In 1923, Giscome Spruce Mills Ltd., financed by the Winton syndicate, acquired the mill operations at auction. The company built a boarding house that could accommodate 300 men. Began in 1924, the mill's standard gauge logging railway would eventually stretch from Hospital Creek, near Willow River, through Giscome and along the north side of Eaglet Lake. During the 1924-25 winter season, the mill was innovative in using caterpillar tractors to haul logs, a practice still uncommon as late as the mid-1930s in the northern interior, where horses were primarily used before 1939. The road from Willow River was completed in 1926.
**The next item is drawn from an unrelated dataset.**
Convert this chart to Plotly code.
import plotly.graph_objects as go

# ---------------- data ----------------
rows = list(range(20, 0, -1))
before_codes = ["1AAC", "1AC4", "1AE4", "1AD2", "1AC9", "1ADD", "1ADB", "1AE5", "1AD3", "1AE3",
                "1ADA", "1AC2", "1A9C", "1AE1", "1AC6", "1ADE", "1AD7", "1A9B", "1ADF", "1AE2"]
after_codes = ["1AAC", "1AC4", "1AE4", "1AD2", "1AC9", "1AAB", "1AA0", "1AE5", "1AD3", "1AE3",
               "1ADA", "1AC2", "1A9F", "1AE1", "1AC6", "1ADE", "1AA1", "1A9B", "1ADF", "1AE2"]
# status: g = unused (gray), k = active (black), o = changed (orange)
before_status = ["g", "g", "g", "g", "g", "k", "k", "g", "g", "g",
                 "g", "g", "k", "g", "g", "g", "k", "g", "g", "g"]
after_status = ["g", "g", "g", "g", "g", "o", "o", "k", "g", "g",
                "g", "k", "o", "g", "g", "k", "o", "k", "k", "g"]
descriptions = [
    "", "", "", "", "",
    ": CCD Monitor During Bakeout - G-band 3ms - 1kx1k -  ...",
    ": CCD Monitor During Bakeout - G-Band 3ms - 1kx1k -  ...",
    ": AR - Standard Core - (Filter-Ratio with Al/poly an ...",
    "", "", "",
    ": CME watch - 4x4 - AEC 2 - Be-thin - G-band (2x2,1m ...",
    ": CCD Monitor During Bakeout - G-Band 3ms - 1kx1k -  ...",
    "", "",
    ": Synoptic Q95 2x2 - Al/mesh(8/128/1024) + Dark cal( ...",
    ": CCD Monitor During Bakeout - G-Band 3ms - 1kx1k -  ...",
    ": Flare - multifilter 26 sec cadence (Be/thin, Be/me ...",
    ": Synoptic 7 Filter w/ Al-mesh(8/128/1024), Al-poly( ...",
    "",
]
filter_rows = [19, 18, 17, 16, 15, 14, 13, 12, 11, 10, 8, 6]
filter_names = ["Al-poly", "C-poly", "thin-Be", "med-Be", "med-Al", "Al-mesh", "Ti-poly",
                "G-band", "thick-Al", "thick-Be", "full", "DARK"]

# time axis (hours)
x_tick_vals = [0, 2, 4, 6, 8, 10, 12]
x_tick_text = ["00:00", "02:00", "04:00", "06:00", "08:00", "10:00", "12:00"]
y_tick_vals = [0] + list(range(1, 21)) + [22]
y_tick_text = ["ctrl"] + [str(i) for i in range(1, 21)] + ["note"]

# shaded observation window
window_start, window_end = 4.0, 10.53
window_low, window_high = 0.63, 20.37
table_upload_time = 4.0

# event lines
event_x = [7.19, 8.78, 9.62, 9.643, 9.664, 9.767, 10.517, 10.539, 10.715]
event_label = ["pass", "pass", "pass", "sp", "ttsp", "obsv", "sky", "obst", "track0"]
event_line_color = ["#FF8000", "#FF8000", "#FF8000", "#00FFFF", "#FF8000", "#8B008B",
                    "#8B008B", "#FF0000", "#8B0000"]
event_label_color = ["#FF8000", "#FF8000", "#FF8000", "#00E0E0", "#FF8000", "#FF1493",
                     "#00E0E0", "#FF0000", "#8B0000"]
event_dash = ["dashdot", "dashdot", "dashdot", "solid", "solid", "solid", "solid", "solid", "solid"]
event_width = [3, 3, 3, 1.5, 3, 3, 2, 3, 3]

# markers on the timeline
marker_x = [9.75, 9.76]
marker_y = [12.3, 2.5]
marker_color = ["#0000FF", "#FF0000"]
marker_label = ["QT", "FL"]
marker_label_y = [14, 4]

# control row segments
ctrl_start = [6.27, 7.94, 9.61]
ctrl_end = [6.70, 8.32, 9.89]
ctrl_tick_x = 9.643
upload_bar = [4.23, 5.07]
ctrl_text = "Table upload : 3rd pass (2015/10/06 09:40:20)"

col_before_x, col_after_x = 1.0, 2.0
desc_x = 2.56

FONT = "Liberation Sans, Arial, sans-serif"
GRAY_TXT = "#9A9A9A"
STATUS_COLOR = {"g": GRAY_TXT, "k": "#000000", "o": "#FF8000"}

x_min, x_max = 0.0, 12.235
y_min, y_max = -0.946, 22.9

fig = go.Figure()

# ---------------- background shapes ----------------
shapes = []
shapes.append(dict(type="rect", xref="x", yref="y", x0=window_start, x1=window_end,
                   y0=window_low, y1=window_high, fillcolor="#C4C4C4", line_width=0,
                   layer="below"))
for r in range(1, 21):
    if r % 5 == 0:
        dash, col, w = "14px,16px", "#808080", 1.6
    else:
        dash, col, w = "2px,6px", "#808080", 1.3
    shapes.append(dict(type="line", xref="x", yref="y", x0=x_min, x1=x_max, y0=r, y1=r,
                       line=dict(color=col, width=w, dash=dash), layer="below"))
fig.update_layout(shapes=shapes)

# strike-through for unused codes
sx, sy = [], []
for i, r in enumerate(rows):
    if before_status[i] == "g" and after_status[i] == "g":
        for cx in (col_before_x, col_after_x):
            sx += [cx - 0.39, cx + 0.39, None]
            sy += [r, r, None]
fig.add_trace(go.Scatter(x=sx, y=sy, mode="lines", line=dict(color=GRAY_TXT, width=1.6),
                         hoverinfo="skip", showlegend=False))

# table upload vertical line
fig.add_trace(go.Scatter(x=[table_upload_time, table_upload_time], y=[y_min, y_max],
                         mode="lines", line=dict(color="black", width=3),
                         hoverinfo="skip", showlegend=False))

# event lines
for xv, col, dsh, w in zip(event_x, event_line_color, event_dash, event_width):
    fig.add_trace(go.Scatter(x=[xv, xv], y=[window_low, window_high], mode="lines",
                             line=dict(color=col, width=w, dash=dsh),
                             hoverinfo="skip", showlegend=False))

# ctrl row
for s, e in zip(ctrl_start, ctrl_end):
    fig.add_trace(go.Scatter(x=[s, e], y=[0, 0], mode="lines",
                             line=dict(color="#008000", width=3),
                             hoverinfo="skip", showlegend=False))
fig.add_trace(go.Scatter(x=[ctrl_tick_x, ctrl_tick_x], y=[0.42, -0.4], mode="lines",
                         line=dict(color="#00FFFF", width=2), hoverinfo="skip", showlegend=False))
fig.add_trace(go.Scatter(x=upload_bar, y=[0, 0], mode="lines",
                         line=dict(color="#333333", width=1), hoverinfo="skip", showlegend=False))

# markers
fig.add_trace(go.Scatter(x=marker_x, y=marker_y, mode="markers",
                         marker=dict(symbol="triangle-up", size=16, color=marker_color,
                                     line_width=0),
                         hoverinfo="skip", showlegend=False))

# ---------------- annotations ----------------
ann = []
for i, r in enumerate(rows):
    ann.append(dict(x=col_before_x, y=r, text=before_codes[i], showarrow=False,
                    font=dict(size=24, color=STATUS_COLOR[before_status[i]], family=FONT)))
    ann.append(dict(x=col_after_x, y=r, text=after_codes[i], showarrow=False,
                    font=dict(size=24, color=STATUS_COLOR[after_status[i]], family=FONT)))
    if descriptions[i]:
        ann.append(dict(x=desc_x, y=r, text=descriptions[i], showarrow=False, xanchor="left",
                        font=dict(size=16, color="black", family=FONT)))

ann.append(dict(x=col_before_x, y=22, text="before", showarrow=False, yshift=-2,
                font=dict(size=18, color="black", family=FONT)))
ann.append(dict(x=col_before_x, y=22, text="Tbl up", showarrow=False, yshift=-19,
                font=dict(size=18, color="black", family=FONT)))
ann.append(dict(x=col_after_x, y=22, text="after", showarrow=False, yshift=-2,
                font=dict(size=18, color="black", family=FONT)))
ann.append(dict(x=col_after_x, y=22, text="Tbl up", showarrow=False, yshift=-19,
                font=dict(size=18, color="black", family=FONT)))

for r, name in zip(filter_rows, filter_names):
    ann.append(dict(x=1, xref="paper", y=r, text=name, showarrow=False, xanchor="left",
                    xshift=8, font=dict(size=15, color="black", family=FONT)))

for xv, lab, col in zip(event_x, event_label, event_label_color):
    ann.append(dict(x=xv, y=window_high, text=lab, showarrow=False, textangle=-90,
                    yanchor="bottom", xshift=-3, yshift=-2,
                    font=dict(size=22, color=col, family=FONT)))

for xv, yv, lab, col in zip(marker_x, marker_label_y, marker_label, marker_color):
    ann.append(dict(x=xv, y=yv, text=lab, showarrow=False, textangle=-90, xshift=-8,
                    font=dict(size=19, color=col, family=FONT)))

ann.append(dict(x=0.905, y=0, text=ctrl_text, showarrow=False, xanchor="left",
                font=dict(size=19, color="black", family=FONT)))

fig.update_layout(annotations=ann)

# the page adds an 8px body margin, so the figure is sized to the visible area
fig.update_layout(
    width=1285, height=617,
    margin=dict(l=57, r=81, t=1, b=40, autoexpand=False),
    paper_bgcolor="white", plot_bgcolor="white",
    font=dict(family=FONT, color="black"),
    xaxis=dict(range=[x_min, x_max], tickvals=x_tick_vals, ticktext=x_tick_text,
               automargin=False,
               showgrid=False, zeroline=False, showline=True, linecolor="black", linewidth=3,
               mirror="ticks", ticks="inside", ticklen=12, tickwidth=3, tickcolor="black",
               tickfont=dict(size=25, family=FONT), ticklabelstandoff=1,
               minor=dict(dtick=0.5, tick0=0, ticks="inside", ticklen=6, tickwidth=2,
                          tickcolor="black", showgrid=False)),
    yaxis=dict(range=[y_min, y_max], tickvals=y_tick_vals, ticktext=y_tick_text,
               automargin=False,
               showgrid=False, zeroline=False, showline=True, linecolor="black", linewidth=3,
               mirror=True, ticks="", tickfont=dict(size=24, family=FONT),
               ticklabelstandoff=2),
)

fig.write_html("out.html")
After six prosperous years, the Great Depression and a US lumber levy closed the mill in 1930. In 1932, Eagle Lake Sawmills Mills Ltd., a new syndicate, 75 percent owned by Don McPhee and Roy Spurr, bought the assets and drew on the stock of previously cut logs floating in the lake. The uneconomic logging railway dismantled, from 1935 a logging truck fleet used a 17-mile plank road from Newlands. The forest fires of 1938 burned 6,000 hectares and came to within a mile of the mill.

W.B. Milner purchased the company in 1943. In Jun 1948, a Central Airways Cessna T-50 "Crane" suffered irreparable damage after an emergency landing in a field east of the then school. The pilot and two passengers escaped unhurt. Giscome Farms Ltd., a company enterprise, acquired 80 acres in 1950, which evolved into a state of the art dairy farm in the district, operating until the 1980s. In 1951, union demands led to the first major strike at the mill. Strikes closed the mill for most of 1953, a short wildcat strike (1955) and prolonged union negotiations (1958–59). Fires in a kiln and the planer mill in 1957 caused a million dollars of damage to what was the largest mill on the East line. In 1962, a pulva-mix base greatly improved the road from Willow River, but it was not paved until the 1970s.

Northwood purchased the mill in 1966 and closed it in Nov 1974. As the company also owned the houses in the mill town, the residents were required to leave by the end of June 1975. Auctioned off in 1975, the town and mill buildings were hauled away, with the remainder demolished in 1976 and the site reclaimed.

After reducing opening hours, the general store/post office closed. The only facility remaining in operation was the school. Classes were held in portables from the 2009/10 year, because the 53-year-old structure was unsafe and beyond repair. The combined elementary school/activity centre opened for the 2014/15 year.